TASK DETAILS » Retype the material in full, keeping every word the same.

SOURCE MATERIAL »

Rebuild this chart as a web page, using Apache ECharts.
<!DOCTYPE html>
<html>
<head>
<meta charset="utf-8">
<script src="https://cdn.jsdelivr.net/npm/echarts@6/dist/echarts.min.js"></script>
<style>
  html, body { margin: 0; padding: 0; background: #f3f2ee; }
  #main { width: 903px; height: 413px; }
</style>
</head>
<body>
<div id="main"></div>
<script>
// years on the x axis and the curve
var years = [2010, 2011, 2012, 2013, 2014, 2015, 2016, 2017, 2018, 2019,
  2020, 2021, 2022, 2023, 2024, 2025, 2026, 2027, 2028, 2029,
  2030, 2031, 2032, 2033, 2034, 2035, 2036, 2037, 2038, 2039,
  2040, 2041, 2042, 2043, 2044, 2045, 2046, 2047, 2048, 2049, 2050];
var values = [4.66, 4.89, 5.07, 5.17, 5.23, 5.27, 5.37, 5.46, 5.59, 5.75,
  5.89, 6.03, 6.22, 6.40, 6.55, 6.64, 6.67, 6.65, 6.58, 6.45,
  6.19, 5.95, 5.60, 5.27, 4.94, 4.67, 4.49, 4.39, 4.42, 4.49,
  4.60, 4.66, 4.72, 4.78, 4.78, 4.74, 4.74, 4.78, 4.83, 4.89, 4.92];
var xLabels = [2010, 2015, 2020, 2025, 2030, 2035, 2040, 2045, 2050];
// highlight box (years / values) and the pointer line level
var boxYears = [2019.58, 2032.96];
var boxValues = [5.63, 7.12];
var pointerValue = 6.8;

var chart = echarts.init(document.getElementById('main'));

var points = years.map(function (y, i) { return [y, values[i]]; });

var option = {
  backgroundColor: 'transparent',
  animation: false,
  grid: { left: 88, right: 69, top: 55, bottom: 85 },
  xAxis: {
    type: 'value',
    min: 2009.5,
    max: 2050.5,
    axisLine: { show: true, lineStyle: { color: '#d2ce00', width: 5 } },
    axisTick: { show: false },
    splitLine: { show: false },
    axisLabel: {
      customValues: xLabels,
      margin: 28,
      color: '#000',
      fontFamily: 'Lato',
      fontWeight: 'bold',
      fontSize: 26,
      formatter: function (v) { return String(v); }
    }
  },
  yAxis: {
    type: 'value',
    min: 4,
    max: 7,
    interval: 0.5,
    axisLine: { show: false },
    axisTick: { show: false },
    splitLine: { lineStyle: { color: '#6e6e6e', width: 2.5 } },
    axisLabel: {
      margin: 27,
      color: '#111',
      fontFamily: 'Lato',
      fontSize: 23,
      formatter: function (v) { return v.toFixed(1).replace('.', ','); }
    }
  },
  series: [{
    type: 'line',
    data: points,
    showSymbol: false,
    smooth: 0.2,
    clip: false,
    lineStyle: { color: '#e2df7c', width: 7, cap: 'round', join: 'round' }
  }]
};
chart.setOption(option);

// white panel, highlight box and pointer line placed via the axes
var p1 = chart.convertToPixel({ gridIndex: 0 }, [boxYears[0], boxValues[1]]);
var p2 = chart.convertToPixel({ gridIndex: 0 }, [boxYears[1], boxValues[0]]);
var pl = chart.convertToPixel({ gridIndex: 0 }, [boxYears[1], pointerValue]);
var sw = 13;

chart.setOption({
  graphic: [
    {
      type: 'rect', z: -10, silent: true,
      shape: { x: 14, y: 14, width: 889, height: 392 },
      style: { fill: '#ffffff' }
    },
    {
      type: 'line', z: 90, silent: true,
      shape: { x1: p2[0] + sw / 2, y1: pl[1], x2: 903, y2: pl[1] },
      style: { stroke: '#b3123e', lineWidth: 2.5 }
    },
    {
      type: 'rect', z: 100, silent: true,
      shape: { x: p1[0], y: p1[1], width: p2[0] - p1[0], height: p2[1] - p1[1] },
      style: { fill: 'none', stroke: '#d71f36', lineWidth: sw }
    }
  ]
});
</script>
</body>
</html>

RESPONSE TO THIS EXERCISE »
Rebuild this chart as a web page, using Apache ECharts.
<!DOCTYPE html>
<html>
<head>
<meta charset="utf-8">
<script src="https://cdn.jsdelivr.net/npm/echarts@6/dist/echarts.min.js"></script>
<style>
  html, body { margin: 0; padding: 0; background: #f3f2ee; }
  #main { width: 903px; height: 413px; }
</style>
</head>
<body>
<div id="main"></div>
<script>
// years on the x axis and the curve
var years = [2010, 2011, 2012, 2013, 2014, 2015, 2016, 2017, 2018, 2019,
  2020, 2021, 2022, 2023, 2024, 2025, 2026, 2027, 2028, 2029,
  2030, 2031, 2032, 2033, 2034, 2035, 2036, 2037, 2038, 2039,
  2040, 2041, 2042, 2043, 2044, 2045, 2046, 2047, 2048, 2049, 2050];
var values = [4.66, 4.89, 5.07, 5.17, 5.23, 5.27, 5.37, 5.46, 5.59, 5.75,
  5.89, 6.03, 6.22, 6.40, 6.55, 6.64, 6.67, 6.65, 6.58, 6.45,
  6.19, 5.95, 5.60, 5.27, 4.94, 4.67, 4.49, 4.39, 4.42, 4.49,
  4.60, 4.66, 4.72, 4.78, 4.78, 4.74, 4.74, 4.78, 4.83, 4.89, 4.92];
var xLabels = [2010, 2015, 2020, 2025, 2030, 2035, 2040, 2045, 2050];
// highlight box (years / values) and the pointer line level
var boxYears = [2019.58, 2032.96];
var boxValues = [5.63, 7.12];
var pointerValue = 6.8;

var chart = echarts.init(document.getElementById('main'));

var points = years.map(function (y, i) { return [y, values[i]]; });

var option = {
  backgroundColor: 'transparent',
  animation: false,
  grid: { left: 88, right: 69, top: 55, bottom: 85 },
  xAxis: {
    type: 'value',
    min: 2009.5,
    max: 2050.5,
    axisLine: { show: true, lineStyle: { color: '#d2ce00', width: 5 } },
    axisTick: { show: false },
    splitLine: { show: false },
    axisLabel: {
      customValues: xLabels,
      margin: 28,
      color: '#000',
      fontFamily: 'Lato',
      fontWeight: 'bold',
      fontSize: 26,
      formatter: function (v) { return String(v); }
    }
  },
  yAxis: {
    type: 'value',
    min: 4,
    max: 7,
    interval: 0.5,
    axisLine: { show: false },
    axisTick: { show: false },
    splitLine: { lineStyle: { color: '#6e6e6e', width: 2.5 } },
    axisLabel: {
      margin: 27,
      color: '#111',
      fontFamily: 'Lato',
      fontSize: 23,
      formatter: function (v) { return v.toFixed(1).replace('.', ','); }
    }
  },
  series: [{
    type: 'line',
    data: points,
    showSymbol: false,
    smooth: 0.2,
    clip: false,
    lineStyle: { color: '#e2df7c', width: 7, cap: 'round', join: 'round' }
  }]
};
chart.setOption(option);

// white panel, highlight box and pointer line placed via the axes
var p1 = chart.convertToPixel({ gridIndex: 0 }, [boxYears[0], boxValues[1]]);
var p2 = chart.convertToPixel({ gridIndex: 0 }, [boxYears[1], boxValues[0]]);
var pl = chart.convertToPixel({ gridIndex: 0 }, [boxYears[1], pointerValue]);
var sw = 13;

chart.setOption({
  graphic: [
    {
      type: 'rect', z: -10, silent: true,
      shape: { x: 14, y: 14, width: 889, height: 392 },
      style: { fill: '#ffffff' }
    },
    {
      type: 'line', z: 90, silent: true,
      shape: { x1: p2[0] + sw / 2, y1: pl[1], x2: 903, y2: pl[1] },
      style: { stroke: '#b3123e', lineWidth: 2.5 }
    },
    {
      type: 'rect', z: 100, silent: true,
      shape: { x: p1[0], y: p1[1], width: p2[0] - p1[0], height: p2[1] - p1[1] },
      style: { fill: 'none', stroke: '#d71f36', lineWidth: sw }
    }
  ]
});
</script>
</body>
</html>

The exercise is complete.